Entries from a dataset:

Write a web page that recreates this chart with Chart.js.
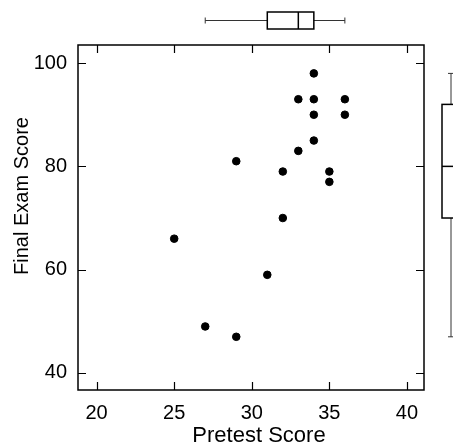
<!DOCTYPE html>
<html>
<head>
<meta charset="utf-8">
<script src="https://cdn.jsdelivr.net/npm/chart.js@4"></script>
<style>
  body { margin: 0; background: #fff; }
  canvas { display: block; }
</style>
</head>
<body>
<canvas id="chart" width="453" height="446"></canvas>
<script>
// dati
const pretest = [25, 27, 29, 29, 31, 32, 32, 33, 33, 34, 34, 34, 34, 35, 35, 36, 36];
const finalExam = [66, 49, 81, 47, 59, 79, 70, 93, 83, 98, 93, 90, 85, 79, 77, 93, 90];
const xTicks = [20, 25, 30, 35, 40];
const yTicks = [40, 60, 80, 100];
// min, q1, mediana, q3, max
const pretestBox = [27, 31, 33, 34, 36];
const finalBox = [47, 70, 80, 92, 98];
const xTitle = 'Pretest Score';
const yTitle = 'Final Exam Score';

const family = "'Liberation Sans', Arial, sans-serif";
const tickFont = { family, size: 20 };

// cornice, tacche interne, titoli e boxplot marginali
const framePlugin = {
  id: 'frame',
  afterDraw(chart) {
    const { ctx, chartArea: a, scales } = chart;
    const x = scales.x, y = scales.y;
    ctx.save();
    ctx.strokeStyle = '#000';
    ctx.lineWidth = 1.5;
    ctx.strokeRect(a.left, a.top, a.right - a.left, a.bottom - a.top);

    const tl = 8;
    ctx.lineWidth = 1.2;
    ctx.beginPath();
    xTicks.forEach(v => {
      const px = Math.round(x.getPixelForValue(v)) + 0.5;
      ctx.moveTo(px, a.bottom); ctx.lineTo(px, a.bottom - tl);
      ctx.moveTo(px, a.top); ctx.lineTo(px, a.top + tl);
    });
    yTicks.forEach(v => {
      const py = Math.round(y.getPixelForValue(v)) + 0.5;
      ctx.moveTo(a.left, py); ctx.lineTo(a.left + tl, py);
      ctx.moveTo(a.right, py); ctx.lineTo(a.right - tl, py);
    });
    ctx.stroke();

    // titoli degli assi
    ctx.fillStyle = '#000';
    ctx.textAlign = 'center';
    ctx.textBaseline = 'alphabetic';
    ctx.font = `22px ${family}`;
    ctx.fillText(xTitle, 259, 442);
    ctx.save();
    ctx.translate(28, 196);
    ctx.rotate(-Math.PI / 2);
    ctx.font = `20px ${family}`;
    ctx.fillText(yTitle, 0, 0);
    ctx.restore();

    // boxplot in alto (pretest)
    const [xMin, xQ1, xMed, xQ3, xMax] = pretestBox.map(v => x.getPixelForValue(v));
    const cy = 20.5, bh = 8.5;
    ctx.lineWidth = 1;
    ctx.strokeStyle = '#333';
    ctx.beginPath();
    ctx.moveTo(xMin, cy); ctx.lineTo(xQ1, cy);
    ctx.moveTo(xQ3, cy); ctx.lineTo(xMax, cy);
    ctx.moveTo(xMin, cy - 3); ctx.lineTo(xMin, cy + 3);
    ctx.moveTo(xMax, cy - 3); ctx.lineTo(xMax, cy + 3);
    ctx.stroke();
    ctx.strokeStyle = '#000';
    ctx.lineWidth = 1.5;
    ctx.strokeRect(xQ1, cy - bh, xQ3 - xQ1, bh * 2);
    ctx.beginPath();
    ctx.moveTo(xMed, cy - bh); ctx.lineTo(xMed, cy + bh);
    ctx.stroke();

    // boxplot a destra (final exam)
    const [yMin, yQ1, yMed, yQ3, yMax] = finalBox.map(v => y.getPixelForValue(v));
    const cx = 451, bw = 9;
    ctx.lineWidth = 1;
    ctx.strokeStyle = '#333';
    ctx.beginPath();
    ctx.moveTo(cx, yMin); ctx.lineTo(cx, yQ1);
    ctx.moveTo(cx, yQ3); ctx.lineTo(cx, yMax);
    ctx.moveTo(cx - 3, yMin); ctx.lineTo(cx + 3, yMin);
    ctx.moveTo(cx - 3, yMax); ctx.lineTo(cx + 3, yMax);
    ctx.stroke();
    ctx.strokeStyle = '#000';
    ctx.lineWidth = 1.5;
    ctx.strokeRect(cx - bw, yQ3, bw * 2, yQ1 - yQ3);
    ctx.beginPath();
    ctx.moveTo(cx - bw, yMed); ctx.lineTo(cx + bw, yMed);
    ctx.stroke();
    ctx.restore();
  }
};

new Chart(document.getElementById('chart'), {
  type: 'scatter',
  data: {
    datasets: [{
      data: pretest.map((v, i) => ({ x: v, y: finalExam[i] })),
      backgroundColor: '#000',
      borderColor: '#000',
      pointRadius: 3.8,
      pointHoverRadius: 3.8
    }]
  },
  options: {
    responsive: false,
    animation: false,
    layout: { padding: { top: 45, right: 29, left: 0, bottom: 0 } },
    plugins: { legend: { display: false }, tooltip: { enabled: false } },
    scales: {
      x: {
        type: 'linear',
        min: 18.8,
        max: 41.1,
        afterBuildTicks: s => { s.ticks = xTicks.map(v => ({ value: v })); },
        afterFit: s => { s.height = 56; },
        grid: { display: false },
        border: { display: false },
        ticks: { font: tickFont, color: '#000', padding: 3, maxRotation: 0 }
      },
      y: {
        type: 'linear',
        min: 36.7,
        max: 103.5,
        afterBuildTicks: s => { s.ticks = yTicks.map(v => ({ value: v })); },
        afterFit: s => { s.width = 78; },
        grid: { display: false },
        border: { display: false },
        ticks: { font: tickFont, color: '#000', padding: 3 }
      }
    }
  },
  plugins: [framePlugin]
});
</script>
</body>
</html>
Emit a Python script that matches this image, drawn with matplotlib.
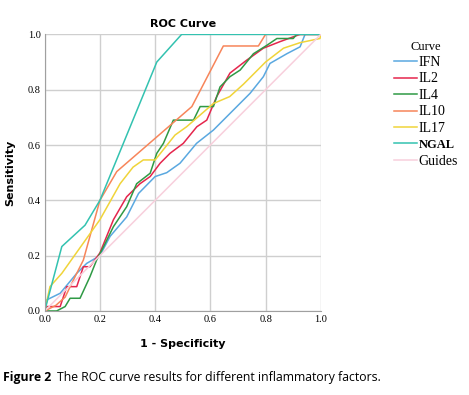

## EXERCISE OBJECTIVE:
Your task is to reproduce all of the material exactly. The pictures stay out.

## ANSWER:
Write a web page that recreates this chart with Chart.js.
<!DOCTYPE html>
<html>
<head>
<meta charset="utf-8">
<script src="https://cdn.jsdelivr.net/npm/chart.js@4"></script>
<style>
  body { margin: 0; background: #fff; }
  canvas { display: block; }
</style>
</head>
<body>
<canvas id="chart" width="453" height="446"></canvas>
<script>
// dati
const pretest = [25, 27, 29, 29, 31, 32, 32, 33, 33, 34, 34, 34, 34, 35, 35, 36, 36];
const finalExam = [66, 49, 81, 47, 59, 79, 70, 93, 83, 98, 93, 90, 85, 79, 77, 93, 90];
const xTicks = [20, 25, 30, 35, 40];
const yTicks = [40, 60, 80, 100];
// min, q1, mediana, q3, max
const pretestBox = [27, 31, 33, 34, 36];
const finalBox = [47, 70, 80, 92, 98];
const xTitle = 'Pretest Score';
const yTitle = 'Final Exam Score';

const family = "'Liberation Sans', Arial, sans-serif";
const tickFont = { family, size: 20 };

// cornice, tacche interne, titoli e boxplot marginali
const framePlugin = {
  id: 'frame',
  afterDraw(chart) {
    const { ctx, chartArea: a, scales } = chart;
    const x = scales.x, y = scales.y;
    ctx.save();
    ctx.strokeStyle = '#000';
    ctx.lineWidth = 1.5;
    ctx.strokeRect(a.left, a.top, a.right - a.left, a.bottom - a.top);

    const tl = 8;
    ctx.lineWidth = 1.2;
    ctx.beginPath();
    xTicks.forEach(v => {
      const px = Math.round(x.getPixelForValue(v)) + 0.5;
      ctx.moveTo(px, a.bottom); ctx.lineTo(px, a.bottom - tl);
      ctx.moveTo(px, a.top); ctx.lineTo(px, a.top + tl);
    });
    yTicks.forEach(v => {
      const py = Math.round(y.getPixelForValue(v)) + 0.5;
      ctx.moveTo(a.left, py); ctx.lineTo(a.left + tl, py);
      ctx.moveTo(a.right, py); ctx.lineTo(a.right - tl, py);
    });
    ctx.stroke();

    // titoli degli assi
    ctx.fillStyle = '#000';
    ctx.textAlign = 'center';
    ctx.textBaseline = 'alphabetic';
    ctx.font = `22px ${family}`;
    ctx.fillText(xTitle, 259, 442);
    ctx.save();
    ctx.translate(28, 196);
    ctx.rotate(-Math.PI / 2);
    ctx.font = `20px ${family}`;
    ctx.fillText(yTitle, 0, 0);
    ctx.restore();

    // boxplot in alto (pretest)
    const [xMin, xQ1, xMed, xQ3, xMax] = pretestBox.map(v => x.getPixelForValue(v));
    const cy = 20.5, bh = 8.5;
    ctx.lineWidth = 1;
    ctx.strokeStyle = '#333';
    ctx.beginPath();
    ctx.moveTo(xMin, cy); ctx.lineTo(xQ1, cy);
    ctx.moveTo(xQ3, cy); ctx.lineTo(xMax, cy);
    ctx.moveTo(xMin, cy - 3); ctx.lineTo(xMin, cy + 3);
    ctx.moveTo(xMax, cy - 3); ctx.lineTo(xMax, cy + 3);
    ctx.stroke();
    ctx.strokeStyle = '#000';
    ctx.lineWidth = 1.5;
    ctx.strokeRect(xQ1, cy - bh, xQ3 - xQ1, bh * 2);
    ctx.beginPath();
    ctx.moveTo(xMed, cy - bh); ctx.lineTo(xMed, cy + bh);
    ctx.stroke();

    // boxplot a destra (final exam)
    const [yMin, yQ1, yMed, yQ3, yMax] = finalBox.map(v => y.getPixelForValue(v));
    const cx = 451, bw = 9;
    ctx.lineWidth = 1;
    ctx.strokeStyle = '#333';
    ctx.beginPath();
    ctx.moveTo(cx, yMin); ctx.lineTo(cx, yQ1);
    ctx.moveTo(cx, yQ3); ctx.lineTo(cx, yMax);
    ctx.moveTo(cx - 3, yMin); ctx.lineTo(cx + 3, yMin);
    ctx.moveTo(cx - 3, yMax); ctx.lineTo(cx + 3, yMax);
    ctx.stroke();
    ctx.strokeStyle = '#000';
    ctx.lineWidth = 1.5;
    ctx.strokeRect(cx - bw, yQ3, bw * 2, yQ1 - yQ3);
    ctx.beginPath();
    ctx.moveTo(cx - bw, yMed); ctx.lineTo(cx + bw, yMed);
    ctx.stroke();
    ctx.restore();
  }
};

new Chart(document.getElementById('chart'), {
  type: 'scatter',
  data: {
    datasets: [{
      data: pretest.map((v, i) => ({ x: v, y: finalExam[i] })),
      backgroundColor: '#000',
      borderColor: '#000',
      pointRadius: 3.8,
      pointHoverRadius: 3.8
    }]
  },
  options: {
    responsive: false,
    animation: false,
    layout: { padding: { top: 45, right: 29, left: 0, bottom: 0 } },
    plugins: { legend: { display: false }, tooltip: { enabled: false } },
    scales: {
      x: {
        type: 'linear',
        min: 18.8,
        max: 41.1,
        afterBuildTicks: s => { s.ticks = xTicks.map(v => ({ value: v })); },
        afterFit: s => { s.height = 56; },
        grid: { display: false },
        border: { display: false },
        ticks: { font: tickFont, color: '#000', padding: 3, maxRotation: 0 }
      },
      y: {
        type: 'linear',
        min: 36.7,
        max: 103.5,
        afterBuildTicks: s => { s.ticks = yTicks.map(v => ({ value: v })); },
        afterFit: s => { s.width = 78; },
        grid: { display: false },
        border: { display: false },
        ticks: { font: tickFont, color: '#000', padding: 3 }
      }
    }
  },
  plugins: [framePlugin]
});
</script>
</body>
</html>
Emit a Python script that matches this image, drawn with matplotlib.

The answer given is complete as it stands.